Dengan sejumlah gebrakan itu, Appi berharap PSM bisa menyemai prestasi yang lebih bergengsi ketimbang Piala Indonesia pada Agustus 2019. Di bawah Appi, PSM berhasil menuntaskan puasa gelar 19 tahunnya dengan menjuarai Piala Indonesia pada 6 Agustus lalu di Stadion Andi Mattalatta. PSM menang 2-0 atas Persija di final leg kedua, sekaligus memutar agregat 2-1 setelah di leg pertama di Jakarta kalah 0-1.
Baca juga: Persija dari Masa ke Masa
Prestasi itu jelas baru awal dari jalan panjang yang mesti dilalui PSM. Butuh modal besar, tekad kuat, dan waktu yang panjang untuk bisa memapankan diri dalam industri sepakbola modern.
“Saya cuma mau membangun kembali kekuatan sepakbola, menata kembali sistem sepakbola yang lebih profesional. Kalau tidak dimulai, itu tidak akan pernah bergerak dari pakemnya, tetap ada di bottom. Harus digerakkan. Kalaupun rugi mungkin setahun, dua tahun, tiga tahun, empat tahun. Pada suatu saat nanti, kalau nanti, di ujungnya akan menjadi industri sepakbola yang baik,” ujar Appi.

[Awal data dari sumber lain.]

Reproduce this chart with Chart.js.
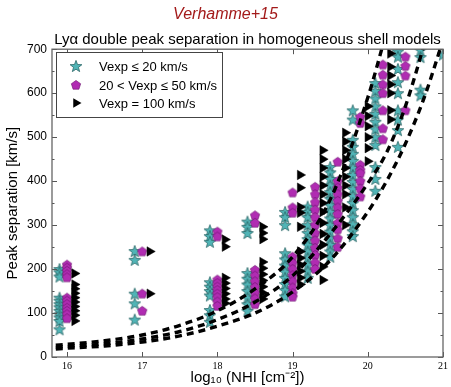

Appi mencontohkan, Bali United sudah melalui proses semestinya sebagai sebuah klub dalam industri sepakbola modern. “Klub asal Pulau Dewata itu mencatatkan diri sebagai klub sepakbola pertama yang turun ke lantai bursa saham. Artinya ada harapan besar terhadap sepakbola di Indonesia.”